One generation. Only one generation kind of got it right – the one that lived at the end of Moses’ tenure and the beginning of Joshua’s. Remember, the previous generation was denied access to the promised land and forced to roam around in the wilderness until they all died off. And now we read that the children of the “one generation” went off and did exactly what Joshua (and Moses before him) said that they would do.
It only took one generation for the people to completely forget about God. You have to wonder how in the world we can be so self-destructive. Forget about the spiritual side of things for a moment. This was the God who had allowed them to absolutely route some of the largest cities around. This was the God that threw hail stones at their enemies. He was a good friend to have! And yet, within one generation, the people of Israel were looking elsewhere for their inspiration.
Inspiration, it seems, is what we’re all looking for and we’ve become convinced that we can only find it in something brand new. Shiny objects distract and attract us, drawing us away from the tried and true. Like a mosquito flying into a bright light, we are mesmerized by that which is unfamiliar. We are sucked in by the mystery and wonder of it all. Everything else seems boring.
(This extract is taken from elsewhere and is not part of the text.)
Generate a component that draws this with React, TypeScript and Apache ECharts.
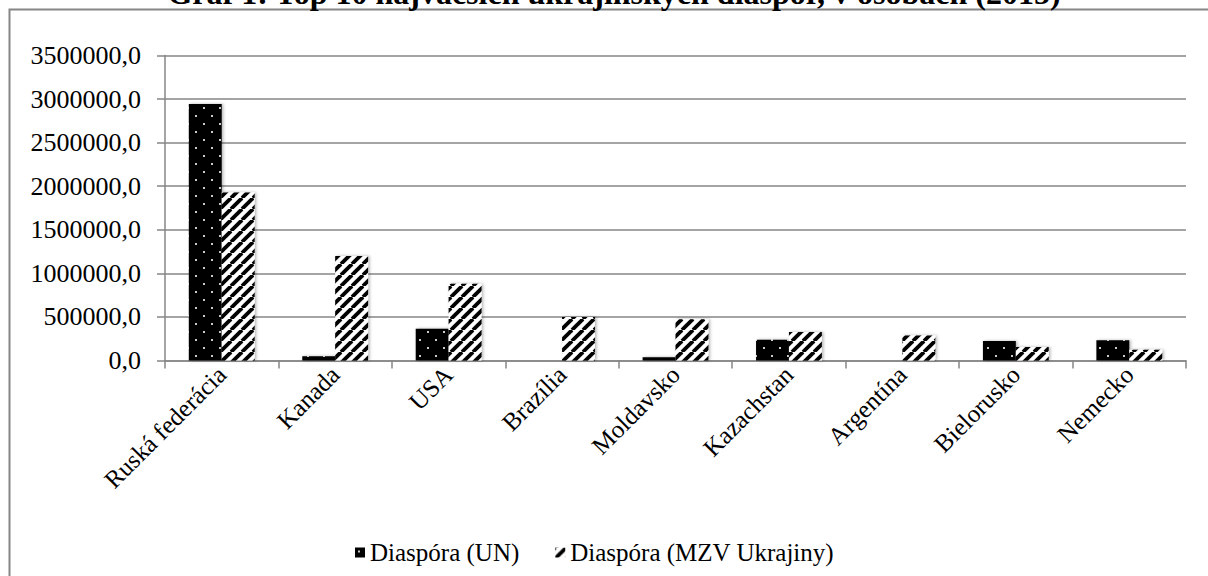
import React, { useEffect, useRef } from "react";
import * as echarts from "echarts";

const categories = [
  "Ruská federácia",
  "Kanada",
  "USA",
  "Brazília",
  "Moldavsko",
  "Kazachstan",
  "Argentína",
  "Bielorusko",
  "Nemecko",
];
const diasporaUN = [2943000, 50000, 364000, 0, 38000, 238000, 0, 223000, 231000];
const diasporaMZV = [1928000, 1200000, 881000, 500000, 473000, 327000, 288000, 154000, 123000];
const seriesNames = ["Diaspóra (UN)", "Diaspóra (MZV Ukrajiny)"];
const titleText = "Graf 1: Top 10 najväčších ukrajinských diaspór, v osobách (2015)";

const FONT = "Liberation Serif";
const GRAY = "#868686";

function dotPattern(): HTMLCanvasElement {
  const c = document.createElement("canvas");
  c.width = 16;
  c.height = 16;
  const ctx = c.getContext("2d")!;
  ctx.fillStyle = "#000";
  ctx.fillRect(0, 0, 16, 16);
  ctx.fillStyle = "#c8c8c8";
  ctx.fillRect(3, 3, 2, 2);
  ctx.fillRect(11, 11, 2, 2);
  return c;
}

function stripePattern(): HTMLCanvasElement {
  const s = 11;
  const c = document.createElement("canvas");
  c.width = s;
  c.height = s;
  const ctx = c.getContext("2d")!;
  ctx.fillStyle = "#fff";
  ctx.fillRect(0, 0, s, s);
  ctx.strokeStyle = "#000";
  ctx.lineWidth = 3.8;
  for (let k = -1; k <= 1; k++) {
    ctx.beginPath();
    ctx.moveTo(k * s, s);
    ctx.lineTo(k * s + s, 0);
    ctx.stroke();
  }
  return c;
}

export default function App() {
  const ref = useRef<HTMLDivElement>(null);
  useEffect(() => {
    if (!ref.current) return;
    const chart = echarts.init(ref.current, undefined, { renderer: "svg" });
    const dots = { image: dotPattern(), repeat: "repeat" } as any;
    const stripes = { image: stripePattern(), repeat: "repeat" } as any;
    const barShadow = {
      shadowColor: "rgba(0,0,0,0.3)",
      shadowBlur: 3,
      shadowOffsetX: 1.5,
      shadowOffsetY: 0,
    };
    chart.setOption({
      animation: false,
      backgroundColor: "#fff",
      textStyle: { fontFamily: FONT },
      graphic: [
        {
          type: "rect",
          shape: { x: 9.5, y: 9.5, width: 1300, height: 700 },
          style: { fill: "none", stroke: GRAY, lineWidth: 2 },
          silent: true,
        },
        {
          type: "text",
          x: 614,
          y: 9,
          style: {
            text: titleText,
            fontFamily: FONT,
            fontWeight: "bold",
            fontSize: 32,
            fill: "#000",
            textAlign: "center",
            textVerticalAlign: "bottom",
          },
        },
      ],
      grid: { left: 165, right: 22, top: 55.5, bottom: 215.5, containLabel: false },
      legend: {
        left: 350,
        top: 535,
        itemWidth: 10,
        itemHeight: 10,
        itemGap: 36,
        icon: "rect",
        formatter: (name: string) => "{t|" + name + "}",
        textStyle: {
          fontFamily: FONT,
          fontSize: 25,
          color: "#000",
          rich: {
            t: { fontFamily: FONT, fontSize: 25, color: "#000" },
          },
        },
        data: seriesNames,
      },
      xAxis: {
        type: "category",
        data: categories,
        axisLine: { lineStyle: { color: GRAY, width: 1.5 } },
        axisTick: { show: true, length: 8, lineStyle: { color: GRAY, width: 1.5 } },
        axisLabel: {
          interval: 0,
          rotate: 45,
          margin: 10,
          fontFamily: FONT,
          fontSize: 25,
          color: "#000",
        },
      },
      yAxis: {
        type: "value",
        min: 0,
        max: 3500000,
        interval: 500000,
        axisLine: { show: true, lineStyle: { color: GRAY, width: 1.5 } },
        axisTick: { show: true, length: 8, lineStyle: { color: GRAY, width: 1.5 } },
        splitLine: { lineStyle: { color: GRAY, width: 1.5 } },
        axisLabel: {
          margin: 24,
          fontFamily: FONT,
          fontSize: 26,
          color: "#000",
          formatter: (v: number) => v.toFixed(1).replace(".", ","),
        },
      },
      series: [
        {
          name: seriesNames[0],
          type: "bar",
          data: diasporaUN,
          barGap: "0%",
          barCategoryGap: "42%",
          itemStyle: { color: dots, ...barShadow },
        },
        {
          name: seriesNames[1],
          type: "bar",
          data: diasporaMZV,
          barGap: "0%",
          barCategoryGap: "42%",
          itemStyle: { color: stripes, ...barShadow },
        },
      ],
    });
    return () => chart.dispose();
  }, []);
  return (
    <div
      ref={ref}
      style={{ position: "absolute", left: 0, top: 0, width: 1208, height: 576 }}
    />
  );
}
And yet, what we fail so often to realize is that the ultimate mystery and the only truly mesmerizing force in the universe lies “back there” where we came from. Hopefully, as you read along with me, the Holy Spirit is opening up these Scriptures to you and reminding you of the vastness of God and his story. I mean, there’s so much in this book that we should never get bored. If I’m bored by the Bible, it’s because I am a boring reader, not because it’s a boring story.
The Israelites failed to understand that. They got what they wanted from God and moved on. I don’t want to do the same. For you and I, it is imperative that we keep the mystery in front of us, that we recognize the vastness of God and that we allow ourselves, everyday, to be inspired and utterly amazed by him.